Wie verändert der Einsatz der Technologie die Ergotherapie?

Die Therapie mit einer myoelektrischen Prothese ist eine Kombination aus modernster Technologien und der ergotherapeutischen Idee des Tätigseins. Die Versorgung eines amputierten Menschen ist anspruchsvoll, komplex und erfordert ein umfassendes therapeutisches Spektrum. Das bedeutet aber auch, dass sich Therapeut*innen mit diesen Technologien vertraut machen müssen. Nur wenn sie deren Funktionsweise kennen, können sie Patient*innen im Umgang optimal anleiten und helfen, das Potenzial der Prothese voll auszuschöpfen. Denn am Ende soll nicht die Prothese den Menschen beherrschen, sondern der Mensch die Prothese.

Was ist Ihrer Erfahrung nach besonders wichtig, damit die Prothesenanpassung funktioniert?

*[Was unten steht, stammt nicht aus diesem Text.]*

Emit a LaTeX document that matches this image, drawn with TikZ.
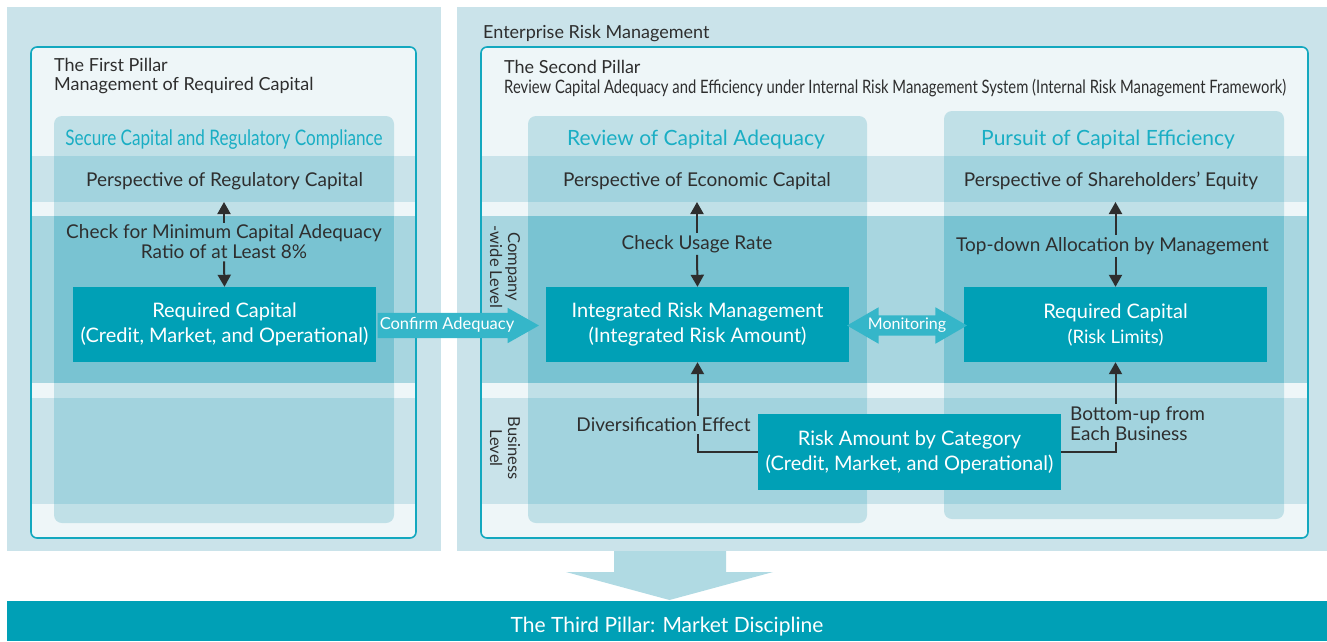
\documentclass[tikz,border=0pt]{standalone}
\usepackage{fontspec}
\setmainfont{Lato}
\newfontfamily\narrowfont[FakeStretch=0.8]{Lato}
\usetikzlibrary{arrows.meta,shapes.arrows,positioning}

\definecolor{panel}{HTML}{CAE3EA}
\definecolor{boxbg}{HTML}{EEF6F8}
\definecolor{boxline}{HTML}{13A8BF}
\definecolor{colbg}{HTML}{C0E0E7}
\definecolor{bandA}{HTML}{C9E3EA}
\definecolor{bandAin}{HTML}{A2D3DE}
\definecolor{bandB}{HTML}{A8D6E0}
\definecolor{bandBin}{HTML}{79C3D2}
\definecolor{dark}{HTML}{00A0B6}
\definecolor{headc}{HTML}{1AAEC4}
\definecolor{flow}{HTML}{35B6C9}
\definecolor{bigflow}{HTML}{B0DAE3}
\definecolor{ink}{HTML}{2E2E2E}

\begin{document}
\begin{tikzpicture}[x=1pt,y=-1pt,
  every node/.style={inner sep=2pt},
  txt/.style={text=ink,font=\fontsize{19}{20}\selectfont,align=center},
  title/.style={text=ink,font=\fontsize{18}{20}\selectfont,anchor=base west},
  head/.style={text=headc,font=\fontsize{21}{24}\selectfont,anchor=base},
  darkbox/.style={fill=dark,text=white,minimum width=303pt,minimum height=75pt,
    align=center,font=\fontsize{20}{25}\selectfont},
  arr/.style={draw=ink,line width=2pt,-{Triangle[width=13pt,length=12pt]}},
  link/.style={draw=ink,line width=2pt}]

\useasboundingbox (0,0) rectangle (1327,641);

% grey panels and the two pillar frames
\fill[panel] (7,7) rectangle (441,551);
\fill[panel] (457,7) rectangle (1327,551);
\fill[boxbg,rounded corners=6pt] (31,47) rectangle (416,538);
\fill[boxbg,rounded corners=6pt] (481,47) rectangle (1308,538);

% level bands
\foreach \ya/\yb/\co in {156/202/bandA, 216/383/bandB, 398/504/bandA}{
  \fill[\co] (31,\ya) rectangle (416,\yb);
  \fill[\co] (481,\ya) rectangle (1308,\yb);
}

% columns
\foreach \xa/\xb/\ya/\yb in {54/394/116/523, 528/867/116/523, 944/1284/111/519}{
  \fill[colbg,rounded corners=8pt] (\xa,\ya) rectangle (\xb,\yb);
  \fill[bandAin] (\xa,156) rectangle (\xb,202);
  \fill[bandBin] (\xa,216) rectangle (\xb,383);
  \fill[bandAin] (\xa,398) rectangle (\xb,504);
}

\draw[boxline,line width=1.6pt,rounded corners=6pt] (31,47) rectangle (416,538);
\draw[boxline,line width=1.6pt,rounded corners=6pt] (481,47) rectangle (1308,538);

\coordinate (rowA) at (0,202);

% titles
\node[title] (erm) at (481,38.3) {Enterprise Risk Management};
\node[title] (pillarI) at (52,71.7) {The First Pillar};
\node[title] (pillarIsub) at (52,90.7) {Management of Required Capital};
\node[title] (pillarII) at (502,73.7) {The Second Pillar};
\node[title,font=\narrowfont\fontsize{18.5}{20}\selectfont] (pillarIIsub) at (502,93) {Review Capital Adequacy and Efficiency under Internal Risk Management System (Internal Risk Management Framework)};

% column headings and perspectives
\node[head,font=\narrowfont\fontsize{21.4}{24}\selectfont] (headL) at (224,145.7) {Secure Capital and Regulatory Compliance};
\node[head] (headM) at (696,145.6) {Review of Capital Adequacy};
\node[head] (headR) at (1108,145.6) {Pursuit of Capital Efficiency};

\node[txt,anchor=base] (perspL) at (224.5,186.7) {Perspective of Regulatory Capital};
\node[txt,anchor=base] (perspM) at (697,186.7) {Perspective of Economic Capital};
\node[txt,anchor=base] (perspR) at (1111,186.7) {Perspective of Shareholders’ Equity};

% level labels
\node[txt,rotate=-90,font=\fontsize{16.5}{18}\selectfont] (compwide) at (505,267) {Company\\-wide Level};
\node[txt,rotate=-90,font=\fontsize{16.5}{18}\selectfont] (bizlevel) at (505,448) {Business\\Level};

% boxes
\node[darkbox] (reqL) at (224.5,324.5) {Required Capital\\(Credit, Market, and Operational)};
\node[darkbox] (irm) at (697.5,324.5) {Integrated Risk Management\\(Integrated Risk Amount)};
\node[darkbox] (reqR) at (1115.5,324.5) {Required Capital\\{\fontsize{18.5}{20}\selectfont(Risk Limits)}};
\node[darkbox,minimum height=76pt] (riskcat) at (909.5,452) {Risk Amount by Category\\(Credit, Market, and Operational)};

% labels on the connectors
\node[txt] (checkL) at (224,242) {Check for Minimum Capital Adequacy\\Ratio of at Least 8\%};
\node[txt] (usageM) at (697,244) {Check Usage Rate};
\node[txt] (allocR) at (1112.5,246) {Top-down Allocation by Management};
\node[txt,anchor=base] (divers) at (663.5,431.7) {Diversification Effect};
\node[txt,align=left,anchor=north west] (bottomup) at (1068,404) {Bottom-up from\\Each Business};

\draw[arr] (checkL.north) -- (checkL.north |- rowA);
\draw[arr] (checkL.south) -- (reqL.north);
\draw[arr] (usageM.north) -- (usageM.north |- rowA);
\draw[arr] (usageM.south) -- (irm.north);
\draw[arr] (allocR.north -| reqR) -- (reqR |- rowA);
\draw[arr] (allocR.south -| reqR) -- (reqR.north);

\draw[arr] (divers.north -| irm) -- (irm.south);
\draw[link] (divers.south -| irm) |- (riskcat.west);
\draw[arr] (bottomup.north -| reqR) -- (reqR.south);
\draw[link] (bottomup.south -| reqR) |- (riskcat.east);

% flows between the pillars
\node[single arrow,fill=flow,text=white,font=\fontsize{16.5}{18}\selectfont,
  minimum height=158pt,single arrow head extend=5pt,single arrow tip angle=59,
  text height=12pt,text depth=4pt,inner ysep=4.5pt] (confirm) at (447,325.5) {Confirm Adequacy};
\node[double arrow,fill=flow,text=white,font=\fontsize{16}{18}\selectfont,
  minimum height=120pt,double arrow head extend=8pt,double arrow tip angle=60,
  text height=11pt,text depth=4pt,inner ysep=2.5pt] (monitor) at (907,325.5) {Monitoring};

% third pillar
\fill[bigflow] (614,551) -- (726,551) -- (726,572) -- (773,572) -- (669.5,600) -- (566,572) -- (614,572) -- cycle;
\node[fill=dark,text=white,minimum width=1320pt,minimum height=40pt,
  font=\fontsize{21}{24}\selectfont,text height=22pt,text depth=0pt] (market) at (667,621) {The Third Pillar: Market Discipline};

\end{tikzpicture}
\end{document}
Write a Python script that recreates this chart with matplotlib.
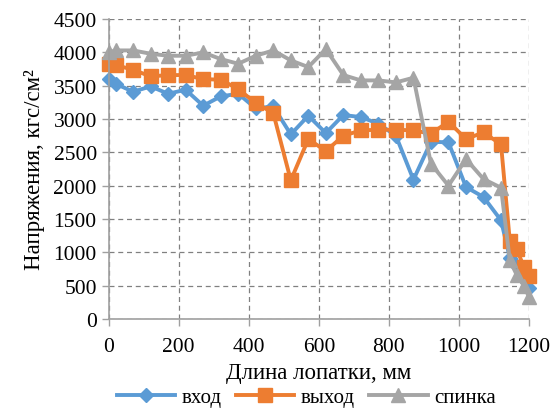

Das multidisziplinaere Team, die Koordination des Rehateams und einzelner Abläufe sind wichtige Erfolgsfaktoren, an denen wir arbeiten müssen. Es gilt, die von innen her kommende Motivation der Betroffenen zu fördern, sodass sie sich aktiv  am Trainings- und Lernprozess beteiligen.
Gerade beim Verlust der oberen Extremität müssen wir uns in der Therapie immer wieder die Ausgangssituation bewusst machen: da ist ein traumatisierter Mensch, der aus Therapiesicht grundsätzlich innerhalb relativ kurzer Zeit zurück ins (Berufs-)Leben finden kann. Zu Beginn ist bei fast allen die Motivation groß. Diese kann jedoch rasch in Ablehnung umschlagen, wenn Anpassung und Training nicht optimal verlaufen. Die Ablehnungsrate ist gerade bei Handprothesen signifikant hoch.

Gibt es einen besonderen Moment in der Therapie?

Wir identifizieren uns mit unseren Händen und mit dem, was sie ausdrücken. Ein aktiver, produktiver Mensch wird durch das Trauma einer Amputation aus seinem Lebenskontext gerissen. Eine Amputation ist ein tiefgreifender Verlust, der vom Betroffenen wie in einem Trauerprozesses verarbeitet wird. Eine Prothese gibt Perspektive und Hoffnung auf Rückkehr in ein erfülltes Leben.
Trotz des roboterhaften Aussehens einer myoelektrischen Prothese bin ich immer wieder erstaunt, wie komplett ein Mensch mit Prothese wirkt und wie sehr er dieses „ich bin komplett“ auch ausstrahlt.